There is now a chance for someone else to profit in a similar fashion from the new Formula Two, which will take the form of a one make spec series.

Whoever bought all of those leftover Panoz Champcar chassis might be best advised to get in contact with the FIA.

The World Council’s brief statement last week about relaunching Formula Two simply read “The FIA will invite tenders for a new feeder series for Formula One. This championship, called Formula Two, would be launched in 2009 and used as an inexpensive platform to develop emerging driver talent for Formula One. It is hoped this can be achieved within a budget of around €200,000 a car per season.”

Some people have already criticised the price tag quoted by the FIA because €200,000 won’t buy you much per year in world class motorsport. Many competitive touring car series would have larger budgets than that, and you can barely consider those to be appropriate feeders to Formula One.

However, the FIA have probably just used that figure to highlight their intention to make the series affordable and the actual budget will rise significantly once things get underway.
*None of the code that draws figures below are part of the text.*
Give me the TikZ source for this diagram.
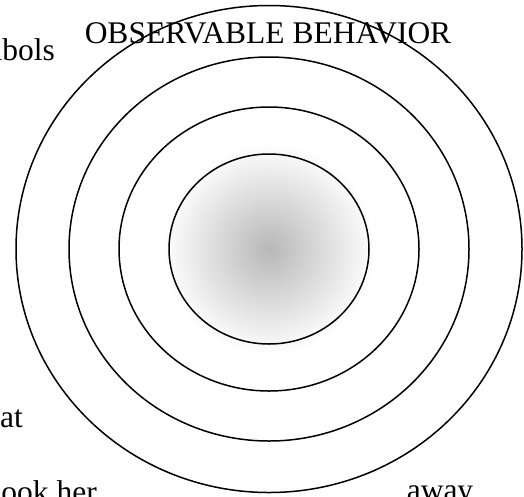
\documentclass[tikz,border=0pt]{standalone}
\usepackage{fontspec}
\setmainfont{Liberation Serif}
\usetikzlibrary{positioning}

\begin{document}
\begin{tikzpicture}[
  x=1pt, y=-1pt,
  every node/.style={font=\fontsize{31.5}{38}\selectfont, inner sep=0pt},
  ring/.style={draw=black, line width=1.5pt},
  label/.style={text=black},
]
  \useasboundingbox (0,0) rectangle (524,496);
  \clip (0,0) rectangle (524,496);

  % Core
  \shade[inner color=black!28, outer color=white] (269,249) circle (106);

  % Rings
  \foreach \a/\b in {100/95, 150/142, 200/192, 253/243.5}
    \draw[ring] (269,249) ellipse [x radius=\a, y radius=\b];

  % Title
  \node[label, anchor=base] (title) at (268,43) {OBSERVABLE BEHAVIOR};

  % Text fragments at the edges
  \node[label, anchor=base east] (symbols) at (55,60) {mbols};
  \node[label, anchor=base west] (that) at (0,427) {at};
  \node[label, anchor=base east] (dot) at (1.5,463) {.};
  \node[label, anchor=base east] (her) at (97,502) {ook her};
  \node[label, anchor=base] (away) at (440,500) {away};
\end{tikzpicture}
\end{document}
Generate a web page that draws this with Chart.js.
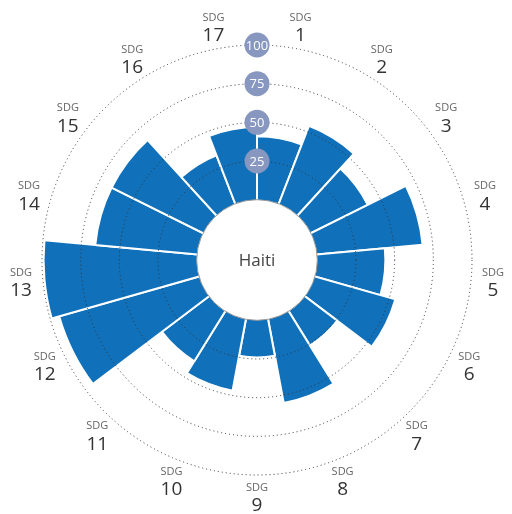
<!DOCTYPE html>
<html>
<head>
<meta charset="utf-8">
<script src="https://cdn.jsdelivr.net/npm/chart.js@4"></script>
<style>
  body { margin: 0; background: #fff; }
  #wrap { width: 512px; height: 514px; }
</style>
</head>
<body>
<div id="wrap"><canvas id="sdg-chart"></canvas></div>
<script>
// SDG goal numbers and the score for each one
var goals = [1, 2, 3, 4, 5, 6, 7, 8, 9, 10, 11, 12, 13, 14, 15, 16, 17];
var scores = [41, 54, 41, 68.5, 44, 54, 26, 55, 24, 47, 38, 94, 99, 66, 66, 33.5, 47];
var ringTicks = [25, 50, 75, 100];
var country = "Haiti";

var barColor = "#1071ba";
var badgeColor = "#8797c0";

// draws the white hole, the ring badges and the SDG labels
var extras = {
    id: "extras",
    afterDraw: function (chart) {
        var ctx = chart.ctx;
        var r = chart.scales.r;
        var cx = r.xCenter, cy = r.yCenter;

        // center hole
        var hole = r.getDistanceFromCenterForValue(0);
        ctx.save();
        ctx.beginPath();
        ctx.arc(cx, cy, hole, 0, Math.PI * 2);
        ctx.fillStyle = "#fff";
        ctx.fill();
        ctx.lineWidth = 1;
        ctx.strokeStyle = "#999";
        ctx.stroke();

        ctx.fillStyle = "#444";
        ctx.font = "17px 'Open Sans'";
        ctx.textAlign = "center";
        ctx.textBaseline = "middle";
        ctx.fillText(country, cx, cy + 1);

        // ring badges
        ringTicks.forEach(function (v) {
            var d = r.getDistanceFromCenterForValue(v);
            ctx.beginPath();
            ctx.arc(cx, cy - d, 12.5, 0, Math.PI * 2);
            ctx.fillStyle = badgeColor;
            ctx.fill();
            ctx.fillStyle = "#fff";
            ctx.font = "13px 'Open Sans'";
            ctx.fillText(String(v), cx, cy - d + 1);
        });

        // SDG labels around the outside
        goals.forEach(function (g, i) {
            var p = r.getPointPosition(i + 0.5, 237);
            ctx.fillStyle = "#666";
            ctx.font = "11px 'Open Sans'";
            ctx.fillText("SDG", p.x, p.y - 9);
            ctx.fillStyle = "#333";
            ctx.font = "19px 'Open Sans'";
            ctx.fillText(String(g), p.x, p.y + 9);
        });
        ctx.restore();
    }
};

new Chart(document.getElementById("sdg-chart"), {
    type: "polarArea",
    data: {
        labels: goals.map(function (g) { return "SDG " + g; }),
        datasets: [
            {
                data: scores,
                backgroundColor: barColor,
                borderColor: "#fff",
                borderWidth: 2
            }
        ]
    },
    options: {
        responsive: true,
        maintainAspectRatio: false,
        animation: false,
        layout: { padding: { left: 42, right: 40, top: 45, bottom: 39 } },
        plugins: {
            legend: { display: false },
            tooltip: { enabled: false }
        },
        scales: {
            r: {
                min: -39,
                max: 100,
                startAngle: 0,
                afterBuildTicks: function (scale) {
                    scale.ticks = ringTicks.map(function (v) { return { value: v }; });
                },
                ticks: { display: false },
                angleLines: { display: false },
                pointLabels: { display: false },
                grid: { circular: true, color: "#333", lineWidth: 1, z: 1 },
                border: { dash: [1, 3] }
            }
        }
    },
    plugins: [extras]
});
</script>
</body>
</html>
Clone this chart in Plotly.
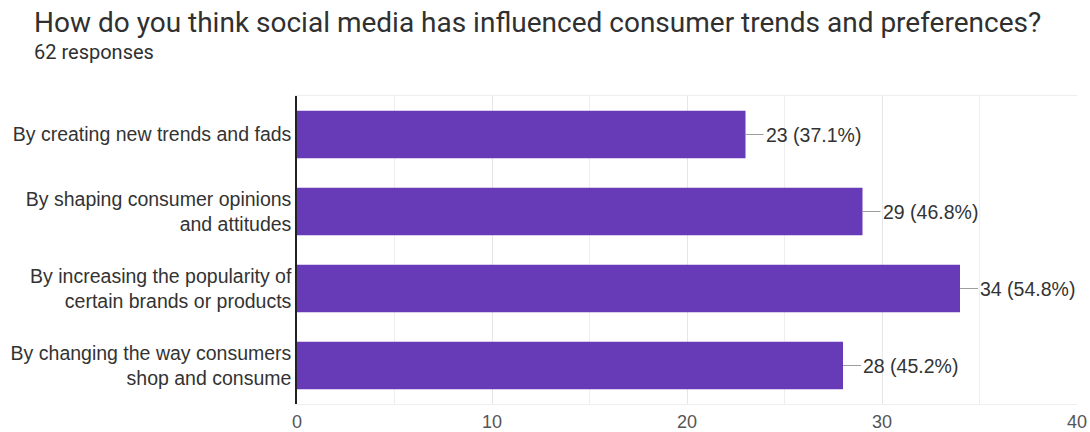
import plotly.graph_objects as go

categories = [
    "By creating new trends and fads",
    "By shaping consumer opinions<br>and attitudes",
    "By increasing the popularity of<br>certain brands or products",
    "By changing the way consumers<br>shop and consume",
]
counts = [23, 29, 34, 28]
percents = ["37.1%", "46.8%", "54.8%", "45.2%"]
x_ticks = [0, 10, 20, 30, 40]

title_text = "How do you think social media has influenced consumer trends and preferences?"
subtitle_text = "62 responses"

FONT = "Liberation Sans, Arial, sans-serif"
BAR = "#673ab7"

W, H = 1090, 432
ML, MR, MT, MB = 297, 13, 96, 28
PW, PH = W - ML - MR, H - MT - MB


def px_x(x):
    return (x - ML) / PW


def px_y(y):
    return (H - MB - y) / PH


fig = go.Figure()
fig.add_trace(go.Bar(
    x=counts, y=categories, orientation="h",
    marker=dict(color=BAR, line=dict(width=0)),
    width=0.62, hoverinfo="skip",
))

for c, p, cat in zip(counts, percents, categories):
    fig.add_annotation(
        x=c, y=cat, xref="x", yref="y",
        text=f"{c} ({p})", showarrow=True, arrowhead=0, arrowwidth=1,
        arrowcolor="#9e9e9e", ax=18, ay=0, xanchor="left",
        font=dict(family=FONT, size=19.5, color="#333333"),
    )

fig.add_annotation(
    xref="paper", yref="paper", x=px_x(32), y=px_y(22),
    xanchor="left", yanchor="middle", showarrow=False,
    text=title_text, font=dict(family="Roboto, sans-serif", size=28, color="#303030"),
)
fig.add_annotation(
    xref="paper", yref="paper", x=px_x(32), y=px_y(52),
    xanchor="left", yanchor="middle", showarrow=False,
    text=subtitle_text, font=dict(family="Roboto, sans-serif", size=20, color="#303030"),
)

fig.update_layout(
    width=W, height=H,
    margin=dict(l=ML, r=MR, t=MT, b=MB, autoexpand=False),
    paper_bgcolor="white", plot_bgcolor="white",
    showlegend=False,
)
fig.update_xaxes(
    range=[0, 40], tickvals=x_ticks, ticktext=[str(v) for v in x_ticks],
    showgrid=True, gridcolor="#e6e6e6", gridwidth=1,
    minor=dict(dtick=5, tick0=0, showgrid=True, gridcolor="#eeeeee", gridwidth=1),
    zeroline=False, showline=True, mirror=True, linecolor="#eeeeee", linewidth=1,
    tickfont=dict(family=FONT, size=18, color="#555555"),
    ticks="", ticklabelstandoff=1, fixedrange=True, automargin=False,
)
fig.update_yaxes(
    categoryorder="array", categoryarray=categories[::-1],
    showline=True, linecolor="#222222", linewidth=1.5,
    showgrid=False, ticks="", ticklabelstandoff=0,
    tickfont=dict(family=FONT, size=19.5, color="#333333"),
    fixedrange=True, automargin=False,
)

fig.write_html("out.html")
GP2 is currently the regarded as the premier feeder category for Formula One, and over the past three years there have been five drivers who have used it to springboard into Grand Prix racing. It is unclear whether a new Formula Two series will replace GP2, or will be fighting it for popularity.

If both series are forced to compete for the same drivers and sponsors it can only end poorly for the sport, and Formula Two will emerge worse off.

Bernie Ecclestone controls GP2 and that is why the championship is the main support act to Formula One. A Grand Prix weekend is the perfect place to showcase new talent, and it also guarantees the series a huge audience. Without that same status Formula Two will find it hard to stay alive.

Ecclestone can also arrange exclusive deals with Formula One promoters and circuits to forbid them from running Formula Two races, having previously used such a tactic to kill off the World Sportscar Championship.

The ‘official’ feeder category to Formula One will always what Bernie wants it to be.

However, there is an opportunity for a new racing series in Europe.

Over the past few years Formula One has started abandoning its traditional venues, and doesn’t look like stopping anytime soon. Imola is no longer on the F1 calendar, and Magny Cours will be soon to follow. The German Grand Prix is being forced to switch between venues and Silverstone is under genuine threat. With more new races at Abu Dhabi, South Korea, and India on the way a number of existing rounds will have to be given the chop to make room. With that in mind you could conceivably create a championship using the circuits that F1 has abandoned.

The Indy Racing League would have taken note of this. Now that Champcar is gone, and F1 is seeking new Asian markets, this is the perfect time for the IRL to expand into Europe.

Perhaps Formula Two will end up being stiffer competition to the IRL than it will be for GP2.

The FIA has some serious clout, so if they are genuine about making Formula Two work they have a very strong chance. It will be great to have the championship back in motorsport. It just remains to be seen how successful and long lasting it can become.